Details: Vermeer's Painting Methods & Techniques


THE GUITAR PLAYER
c. 1670
oil on canvas
20 1/4 x 18 1/4 in. (53 x 46.3 cm.)
Kenwood,
English Heritage as Trustees of the Iveagh Bequest

green earth

Vermeer's late paintings contain a number of surprises. He continued to search new expressive and technical avenues tirelessly throughout his career. One of the most curious was his use of green earth in the shadows of the flesh tones. The neck of the young girl in The Guitar Player is a fine example. Green earth, which is a dull green pigment made of natural earth from Italy (the best quality comes from Verona), was widely employed by Italian masters in the fourteenth and early fifteenth-century as a uniform base for painting flesh. Its purpose was to neutralize the excessively brilliant white ground necessary to prepare wood panels for painting. Once dry, the true flesh tones were painted over it. his technique fell out of favor with the advent of oil painting and is rarely seen afterwards. However, in various paintings of the Utrecht School we can see green earth once again in the darker tones of the flesh.
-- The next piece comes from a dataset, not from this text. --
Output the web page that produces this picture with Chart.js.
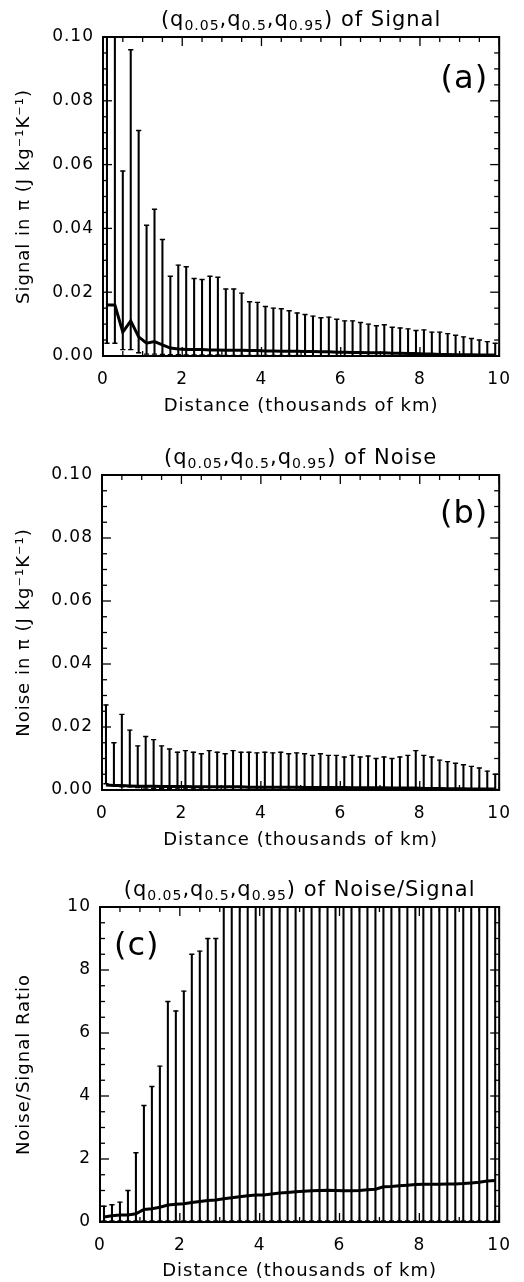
<!DOCTYPE html>
<html><head><meta charset="utf-8">
<script src="https://cdn.jsdelivr.net/npm/chart.js@4.4.1/dist/chart.umd.min.js"></script>
<style>
html,body{margin:0;padding:0;background:#fff;}
#wrap{position:relative;width:524px;height:1282px;overflow:hidden;background:#fff;}
canvas{position:absolute;left:0;}
</style></head><body>
<div id="wrap">
<canvas id="ca" width="524" height="440" style="top:0px"></canvas>
<canvas id="cb" width="524" height="420" style="top:440px"></canvas>
<canvas id="cc" width="524" height="422" style="top:860px"></canvas>
</div>
<script>
// ---------------- DATA ----------------
const distance = [0.1,0.3,0.5,0.7,0.9,1.1,1.3,1.5,1.7,1.9,2.1,2.3,2.5,2.7,2.9,3.1,3.3,3.5,3.7,3.9,
  4.1,4.3,4.5,4.7,4.9,5.1,5.3,5.5,5.7,5.9,6.1,6.3,6.5,6.7,6.9,7.1,7.3,7.5,7.7,7.9,
  8.1,8.3,8.5,8.7,8.9,9.1,9.3,9.5,9.7,9.9];

const signalQ95 = [0.13,0.12,0.058,0.096,0.0707,0.041,0.046,0.0365,0.025,0.0285,
  0.028,0.0243,0.024,0.025,0.0247,0.021,0.021,0.0197,0.017,0.0168,
  0.0155,0.015,0.0148,0.0142,0.0135,0.013,0.0125,0.012,0.0122,0.0115,
  0.011,0.011,0.0105,0.010,0.0095,0.0098,0.009,0.0088,0.0085,0.008,
  0.0082,0.0075,0.0075,0.007,0.0065,0.006,0.0055,0.005,0.0045,0.004];
const signalQ05 = [0.004,0.004,0.002,0.002,0.001,0.0006,0.0006,0.0005,0.0004,0.0004,
  0.0003,0.0003,0.0003,0.0003,0.0003,0.0002,0.0002,0.0002,0.0002,0.0002,
  0.0002,0.0002,0.0002,0.0002,0.0002,0.0001,0.0001,0.0001,0.0001,0.0001,
  0.0001,0.0001,0.0001,0.0001,0.0001,0.0001,0.0001,0.0001,0.0001,0.0001,
  0.0001,0.0001,0.0001,0.0001,0.0001,0.0001,0.0001,0.0001,0.0001,0.0001];
const signalQ50 = [0.016,0.016,0.0075,0.011,0.006,0.004,0.0045,0.0035,0.0025,0.0022,
  0.002,0.002,0.002,0.0019,0.0019,0.0018,0.0018,0.0018,0.0017,0.0017,
  0.0016,0.0016,0.0015,0.0015,0.0015,0.0014,0.0014,0.0013,0.0013,0.0012,
  0.0012,0.0011,0.0011,0.001,0.001,0.001,0.0009,0.0009,0.0008,0.0008,
  0.0006,0.0006,0.0005,0.0005,0.0004,0.0004,0.0004,0.0003,0.0003,0.0003];

const noiseQ95 = [0.027,0.015,0.024,0.019,0.014,0.017,0.016,0.014,0.013,0.012,
  0.0125,0.012,0.0115,0.0125,0.012,0.0115,0.0125,0.012,0.012,0.0118,
  0.012,0.0118,0.012,0.0115,0.0118,0.0115,0.011,0.0115,0.011,0.011,
  0.0105,0.011,0.0105,0.0108,0.010,0.0105,0.010,0.0105,0.011,0.0125,
  0.011,0.0105,0.0095,0.009,0.0085,0.008,0.0075,0.007,0.006,0.005];
const noiseQ05 = [0.002,0.0015,0.001,0.001,0.0008,0.0006,0.0005,0.0004,0.0004,0.0003,
  0.0003,0.0003,0.0003,0.0002,0.0002,0.0002,0.0002,0.0002,0.0002,0.0002,
  0.0002,0.0002,0.0002,0.0002,0.0002,0.0002,0.0002,0.0002,0.0002,0.0002,
  0.0002,0.0002,0.0002,0.0002,0.0002,0.0002,0.0002,0.0002,0.0002,0.0002,
  0.0002,0.0002,0.0002,0.0002,0.0002,0.0002,0.0002,0.0002,0.0002,0.0002];
const noiseQ50 = [0.0016,0.0014,0.0014,0.0013,0.0012,0.0012,0.0012,0.0011,0.0011,0.0011,
  0.0011,0.001,0.001,0.001,0.001,0.001,0.001,0.001,0.0009,0.0009,
  0.0009,0.0009,0.0009,0.0009,0.0009,0.0008,0.0008,0.0008,0.0008,0.0008,
  0.0008,0.0007,0.0007,0.0007,0.0007,0.0007,0.0006,0.0006,0.0006,0.0006,
  0.0005,0.0005,0.0005,0.0004,0.0004,0.0004,0.0003,0.0003,0.0003,0.0003];

const ratioQ95 = [0.5,0.55,0.63,1.0,2.2,3.7,4.3,4.95,7.0,6.7,
  7.33,8.5,8.6,9.0,9.0,12,12,12,12,12,
  12,12,12,12,12,12,12,12,12,12,
  12,12,12,12,12,12,12,12,12,12,
  12,12,12,12,12,12,12,12,12,12];
const ratioQ05 = [0.03,0.03,0.03,0.03,0.03,0.03,0.03,0.03,0.03,0.03,
  0.03,0.03,0.03,0.03,0.03,0.03,0.03,0.03,0.03,0.03,
  0.03,0.03,0.03,0.03,0.03,0.03,0.03,0.03,0.03,0.03,
  0.03,0.03,0.03,0.03,0.03,0.03,0.03,0.03,0.03,0.03,
  0.03,0.03,0.03,0.03,0.03,0.03,0.03,0.03,0.03,0.03];
const ratioQ50 = [0.16,0.2,0.22,0.22,0.26,0.4,0.42,0.47,0.54,0.56,
  0.58,0.62,0.65,0.68,0.7,0.74,0.77,0.8,0.83,0.86,
  0.86,0.89,0.92,0.94,0.96,0.98,0.99,1.0,1.01,1.0,
  0.99,0.99,1.0,1.02,1.04,1.12,1.13,1.15,1.17,1.19,
  1.2,1.2,1.2,1.21,1.21,1.22,1.24,1.26,1.3,1.32];

const xTickLabels = ['0','2','4','6','8','10'];
const yTickLabelsAB = ['0.00','0.02','0.04','0.06','0.08','0.10'];
const yTickLabelsC = ['0','2','4','6','8','10'];

// ---------------- PLUGINS ----------------
const FONT = "'DejaVu Sans', sans-serif";

const spacingPlugin = {
  id: 'spacing',
  beforeLayout(chart){ chart.ctx.letterSpacing = '1px'; },
  beforeDraw(chart){ chart.ctx.letterSpacing = '1px'; }
};

const framePlugin = {
  id: 'frame',
  afterDatasetsDraw(chart, args, opts){
    const {ctx, chartArea: a} = chart;
    const x = chart.scales.x, y = chart.scales.y;
    ctx.save();
    ctx.strokeStyle = '#000';
    ctx.lineWidth = 1.3;
    const seg = (x1,y1,x2,y2)=>{ctx.beginPath();ctx.moveTo(x1,y1);ctx.lineTo(x2,y2);ctx.stroke();};
    const xStep = opts.xStep, yStep = opts.yStep;
    for (let i = 0; i <= Math.round((x.max - x.min)/(xStep/4)); i++) {
      const v = x.min + i*xStep/4;
      const p = x.getPixelForValue(v);
      const L = (i % 4 === 0) ? 9 : 5;
      seg(p, a.bottom, p, a.bottom - L);
      seg(p, a.top, p, a.top + L);
    }
    for (let i = 0; i <= Math.round((y.max - y.min)/(yStep/4)); i++) {
      const v = y.min + i*yStep/4;
      const p = y.getPixelForValue(v);
      const L = (i % 4 === 0) ? 9 : 5;
      seg(a.left, p, a.left + L, p);
      seg(a.right, p, a.right - L, p);
    }
    ctx.lineWidth = 2;
    ctx.strokeRect(a.left, a.top, a.right - a.left, a.bottom - a.top);
    ctx.restore();
  }
};

const textPlugin = {
  id: 'texts',
  afterDraw(chart, args, opts){
    const {ctx, chartArea: a} = chart;
    ctx.save();
    ctx.fillStyle = '#000';
    ctx.letterSpacing = '1px';
    ctx.textBaseline = 'alphabetic';
    // title with subscripts
    const parts = opts.title;
    const main = "21px " + FONT, sub = "14px " + FONT;
    let w = 0;
    parts.forEach(p => { ctx.font = p.s ? sub : main; w += ctx.measureText(p.t).width; });
    let xx = (a.left + a.right)/2 - w/2;
    const base = a.top - 11;
    parts.forEach(p => {
      ctx.font = p.s ? sub : main;
      ctx.fillText(p.t, xx, base + (p.s ? 4 : 0));
      xx += ctx.measureText(p.t).width;
    });
    // panel label
    ctx.font = "32px " + FONT;
    ctx.textBaseline = 'middle';
    ctx.textAlign = opts.labelAlign;
    const lx = opts.labelAlign === 'right' ? a.right + opts.labelDx : a.left + opts.labelDx;
    ctx.fillText(opts.label, lx, a.top + opts.labelDy);
    ctx.restore();
  }
};

// ---------------- CHART BUILDER ----------------
function makeChart(id, cfg){
  const bars = distance.map((d,i)=>({x:d, y:[cfg.lo[i], cfg.hi[i]]}));
  const capsHi = distance.map((d,i)=>({x:d, y:cfg.hi[i]}));
  const capsLo = distance.map((d,i)=>({x:d, y:cfg.lo[i]}));
  const med = distance.map((d,i)=>({x:d, y:cfg.med[i]}));
  return new Chart(document.getElementById(id), {
    type: 'line',
    data: { datasets: [
      {type:'bar', data: bars, backgroundColor:'#000', borderWidth:0, barThickness:1.4, grouped:false, order:3},
      {type:'scatter', data: capsHi, pointStyle:'line', pointRadius:2.6, borderColor:'#000', borderWidth:1.4, backgroundColor:'#000', order:2},
      {type:'scatter', data: capsLo, pointStyle:'line', pointRadius:2.6, borderColor:'#000', borderWidth:1.4, backgroundColor:'#000', order:2},
      {type:'line', data: med, borderColor:'#000', borderWidth:3, pointRadius:0, tension:0, order:1}
    ]},
    options: {
      responsive:false, animation:false, events:[],
      layout:{padding:{left:0, right:cfg.padRight, top:cfg.padTop, bottom:0}},
      plugins:{legend:{display:false}, tooltip:{enabled:false},
        frame:{xStep:2, yStep:cfg.yStep},
        texts:{title:cfg.title, label:cfg.label, labelAlign:cfg.labelAlign, labelDx:cfg.labelDx, labelDy:cfg.labelDy}},
      scales:{
        x:{type:'linear', min:0, max:10, offset:false,
          grid:{display:false, drawTicks:false}, border:{display:false},
          ticks:{stepSize:2, padding:13, color:'#000', font:{family:FONT, size:17},
            callback:(v)=>{const k = Math.round(v/2); return (Math.abs(v-2*k)<1e-9 && xTickLabels[k]!==undefined)? xTickLabels[k] : '';}},
          title:{display:true, text:'Distance (thousands of km)', color:'#000', font:{family:FONT, size:18}, padding:{top:0,bottom:cfg.xTitlePad}},
          afterFit:(s)=>{ s.height = cfg.xHeight; }
        },
        y:{type:'linear', min:0, max:cfg.yMax, 
          grid:{display:false, drawTicks:false}, border:{display:false},
          ticks:{stepSize:cfg.yStep, padding:9, color:'#000', font:{family:FONT, size:17},
            callback:(v)=>{const k = Math.round(v/cfg.yStep); return (Math.abs(v-cfg.yStep*k)<1e-9 && cfg.yLabels[k]!==undefined)? cfg.yLabels[k] : '';}},
          title:{display:true, text:cfg.yTitle, color:'#000', font:{family:FONT, size:18}, padding:{top:14,bottom:0}},
          afterFit:(s)=>{ s.width = cfg.yWidth; }
        }
      }
    },
    plugins:[spacingPlugin, framePlugin, textPlugin]
  });
}

makeChart('ca', {
  hi:signalQ95, lo:signalQ05, med:signalQ50, yMax:0.1, yStep:0.02, yLabels:yTickLabelsAB,
  yTitle:'Signal in \u03C0 (J kg\u207B\u00B9K\u207B\u00B9)',
  title:[{t:'(q'},{t:'0.05',s:1},{t:',q'},{t:'0.5',s:1},{t:',q'},{t:'0.95',s:1},{t:') of Signal'}],
  label:'(a)', labelAlign:'right', labelDx:-11, labelDy:43,
  padTop:37, padRight:20, xHeight:84, yWidth:103, xTitlePad:23
});
makeChart('cb', {
  hi:noiseQ95, lo:noiseQ05, med:noiseQ50, yMax:0.1, yStep:0.02, yLabels:yTickLabelsAB,
  yTitle:'Noise in \u03C0 (J kg\u207B\u00B9K\u207B\u00B9)',
  title:[{t:'(q'},{t:'0.05',s:1},{t:',q'},{t:'0.5',s:1},{t:',q'},{t:'0.95',s:1},{t:') of Noise'}],
  label:'(b)', labelAlign:'right', labelDx:-11, labelDy:40,
  padTop:35, padRight:21, xHeight:70, yWidth:102, xTitlePad:9
});
makeChart('cc', {
  hi:ratioQ95, lo:ratioQ05, med:ratioQ50, yMax:10, yStep:2, yLabels:yTickLabelsC,
  yTitle:'Noise/Signal Ratio',
  title:[{t:'(q'},{t:'0.05',s:1},{t:',q'},{t:'0.5',s:1},{t:',q'},{t:'0.95',s:1},{t:') of Noise/Signal'}],
  label:'(c)', labelAlign:'left', labelDx:14, labelDy:40,
  padTop:47, padRight:23, xHeight:60, yWidth:100, xTitlePad:0
});
</script>
</body></html>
Some of the painters who belonged to the school had been to Italy to study painting where they may have come familiar with its use, adapting it to their own expressive necessities. Vermeer's utilization of this particular technique would at least indirectly support a recent theory that Vermeer might have served his apprenticeship in Utrecht and not in Delft. What is unexplainable is why he would have used green earth only in his later works rather than in the earlier ones.